-- START OF RECORD EXTRACTS --

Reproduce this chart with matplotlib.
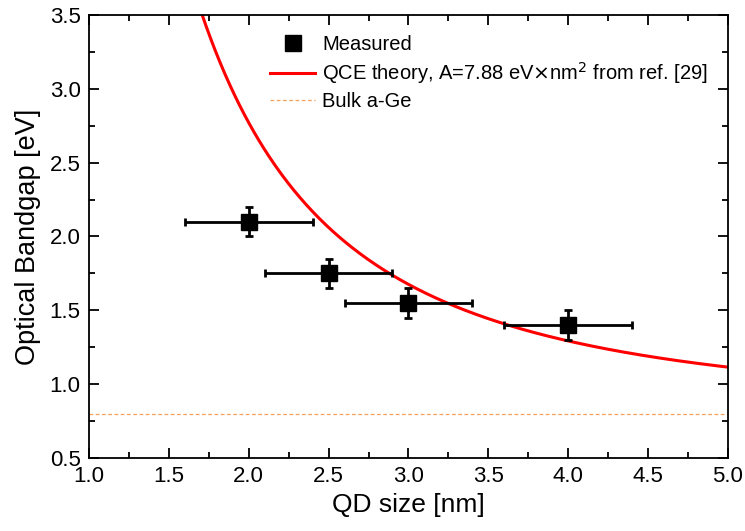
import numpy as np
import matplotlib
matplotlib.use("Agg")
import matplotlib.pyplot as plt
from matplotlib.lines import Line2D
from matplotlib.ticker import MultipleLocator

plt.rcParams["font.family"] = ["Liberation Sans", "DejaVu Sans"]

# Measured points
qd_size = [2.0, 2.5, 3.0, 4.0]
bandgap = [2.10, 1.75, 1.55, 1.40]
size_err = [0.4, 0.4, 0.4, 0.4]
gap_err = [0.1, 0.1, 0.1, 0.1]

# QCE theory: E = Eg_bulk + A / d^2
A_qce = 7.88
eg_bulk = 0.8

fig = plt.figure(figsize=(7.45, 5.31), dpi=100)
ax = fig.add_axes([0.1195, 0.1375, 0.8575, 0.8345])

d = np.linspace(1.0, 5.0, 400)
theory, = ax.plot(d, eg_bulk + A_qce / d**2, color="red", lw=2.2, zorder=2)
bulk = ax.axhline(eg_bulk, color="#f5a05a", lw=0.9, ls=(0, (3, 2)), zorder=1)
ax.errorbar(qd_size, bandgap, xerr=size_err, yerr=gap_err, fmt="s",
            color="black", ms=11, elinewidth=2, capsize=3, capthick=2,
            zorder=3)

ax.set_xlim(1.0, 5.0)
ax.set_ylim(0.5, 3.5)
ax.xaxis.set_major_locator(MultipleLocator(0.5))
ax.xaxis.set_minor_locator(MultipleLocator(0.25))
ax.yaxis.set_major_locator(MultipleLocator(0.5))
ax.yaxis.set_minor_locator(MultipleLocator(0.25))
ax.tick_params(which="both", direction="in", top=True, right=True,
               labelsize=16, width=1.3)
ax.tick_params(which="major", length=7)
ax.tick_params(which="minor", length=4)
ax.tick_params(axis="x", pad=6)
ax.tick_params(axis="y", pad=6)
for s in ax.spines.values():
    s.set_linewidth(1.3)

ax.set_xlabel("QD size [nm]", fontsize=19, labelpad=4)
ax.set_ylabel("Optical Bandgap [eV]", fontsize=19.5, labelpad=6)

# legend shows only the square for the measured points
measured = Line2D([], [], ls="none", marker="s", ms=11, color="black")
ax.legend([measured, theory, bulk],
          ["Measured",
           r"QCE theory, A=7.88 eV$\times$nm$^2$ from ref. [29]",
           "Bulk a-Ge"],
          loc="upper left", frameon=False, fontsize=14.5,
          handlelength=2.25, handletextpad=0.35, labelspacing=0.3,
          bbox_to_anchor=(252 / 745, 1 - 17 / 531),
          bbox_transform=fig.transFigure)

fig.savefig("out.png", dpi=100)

-- END OF RECORD EXTRACTS --
-- START OF RECORD EXTRACTS --

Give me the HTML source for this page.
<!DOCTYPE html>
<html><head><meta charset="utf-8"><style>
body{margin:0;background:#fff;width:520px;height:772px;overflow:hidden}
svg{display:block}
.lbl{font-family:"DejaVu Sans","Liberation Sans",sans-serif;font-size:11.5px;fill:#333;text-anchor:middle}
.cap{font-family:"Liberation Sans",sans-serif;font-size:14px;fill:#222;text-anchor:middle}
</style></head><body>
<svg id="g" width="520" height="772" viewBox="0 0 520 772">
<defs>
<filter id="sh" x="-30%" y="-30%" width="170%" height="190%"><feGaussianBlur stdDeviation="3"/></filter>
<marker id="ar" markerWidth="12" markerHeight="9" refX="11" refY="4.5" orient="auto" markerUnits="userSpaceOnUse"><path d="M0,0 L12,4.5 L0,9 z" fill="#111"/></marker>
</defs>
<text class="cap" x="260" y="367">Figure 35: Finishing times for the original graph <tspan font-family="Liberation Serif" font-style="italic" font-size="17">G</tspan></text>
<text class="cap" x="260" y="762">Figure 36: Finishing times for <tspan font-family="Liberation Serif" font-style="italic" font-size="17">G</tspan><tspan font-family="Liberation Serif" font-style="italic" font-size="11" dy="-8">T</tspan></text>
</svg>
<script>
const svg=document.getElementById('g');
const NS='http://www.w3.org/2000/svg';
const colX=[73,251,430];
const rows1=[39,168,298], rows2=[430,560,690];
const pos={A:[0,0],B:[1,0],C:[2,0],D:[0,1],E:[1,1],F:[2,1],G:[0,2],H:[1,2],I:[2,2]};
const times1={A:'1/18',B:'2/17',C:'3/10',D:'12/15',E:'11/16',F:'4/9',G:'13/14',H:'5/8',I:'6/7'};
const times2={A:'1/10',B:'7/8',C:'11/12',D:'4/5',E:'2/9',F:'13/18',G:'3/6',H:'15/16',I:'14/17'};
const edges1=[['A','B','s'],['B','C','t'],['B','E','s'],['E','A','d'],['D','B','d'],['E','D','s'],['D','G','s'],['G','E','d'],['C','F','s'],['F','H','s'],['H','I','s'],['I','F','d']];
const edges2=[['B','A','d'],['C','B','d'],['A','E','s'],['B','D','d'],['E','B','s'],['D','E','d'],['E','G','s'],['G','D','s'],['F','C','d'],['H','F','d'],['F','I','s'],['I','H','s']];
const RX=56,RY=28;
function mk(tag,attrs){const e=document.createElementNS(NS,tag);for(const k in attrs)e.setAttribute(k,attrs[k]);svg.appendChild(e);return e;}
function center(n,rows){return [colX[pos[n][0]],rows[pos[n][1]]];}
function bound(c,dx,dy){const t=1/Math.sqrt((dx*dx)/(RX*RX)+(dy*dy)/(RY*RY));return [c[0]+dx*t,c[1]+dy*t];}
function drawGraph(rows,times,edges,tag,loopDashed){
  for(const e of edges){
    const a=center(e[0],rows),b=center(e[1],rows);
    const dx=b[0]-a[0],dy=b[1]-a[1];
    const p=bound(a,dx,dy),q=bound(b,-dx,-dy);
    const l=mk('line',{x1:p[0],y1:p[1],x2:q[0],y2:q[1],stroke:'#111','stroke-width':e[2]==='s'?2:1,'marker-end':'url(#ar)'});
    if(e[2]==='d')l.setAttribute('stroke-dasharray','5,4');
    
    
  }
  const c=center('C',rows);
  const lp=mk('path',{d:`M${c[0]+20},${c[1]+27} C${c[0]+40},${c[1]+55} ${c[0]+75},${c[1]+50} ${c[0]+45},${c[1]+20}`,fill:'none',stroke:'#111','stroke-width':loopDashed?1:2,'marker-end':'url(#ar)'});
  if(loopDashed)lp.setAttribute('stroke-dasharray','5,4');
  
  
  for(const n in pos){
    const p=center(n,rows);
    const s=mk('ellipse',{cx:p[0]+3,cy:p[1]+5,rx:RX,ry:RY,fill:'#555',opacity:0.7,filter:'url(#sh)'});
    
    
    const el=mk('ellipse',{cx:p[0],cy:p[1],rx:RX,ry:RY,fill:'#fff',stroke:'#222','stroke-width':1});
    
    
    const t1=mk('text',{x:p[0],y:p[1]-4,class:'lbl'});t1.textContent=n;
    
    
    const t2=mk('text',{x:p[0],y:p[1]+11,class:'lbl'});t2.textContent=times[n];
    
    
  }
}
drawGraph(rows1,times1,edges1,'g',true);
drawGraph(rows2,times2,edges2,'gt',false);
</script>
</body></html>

-- END OF RECORD EXTRACTS --

Word for word, repeat the lines above from the one with "Reproduce this chart with matplotlib." through the one with "ax = fig.add_axes([0.1195, 0.1375, 0.8575, 0.8345])", and nothing beyond them. Omit the pictures.

● RESULT FOR THIS EXERCISE
Reproduce this chart with matplotlib.
import numpy as np
import matplotlib
matplotlib.use("Agg")
import matplotlib.pyplot as plt
from matplotlib.lines import Line2D
from matplotlib.ticker import MultipleLocator

plt.rcParams["font.family"] = ["Liberation Sans", "DejaVu Sans"]

# Measured points
qd_size = [2.0, 2.5, 3.0, 4.0]
bandgap = [2.10, 1.75, 1.55, 1.40]
size_err = [0.4, 0.4, 0.4, 0.4]
gap_err = [0.1, 0.1, 0.1, 0.1]

# QCE theory: E = Eg_bulk + A / d^2
A_qce = 7.88
eg_bulk = 0.8

fig = plt.figure(figsize=(7.45, 5.31), dpi=100)
ax = fig.add_axes([0.1195, 0.1375, 0.8575, 0.8345])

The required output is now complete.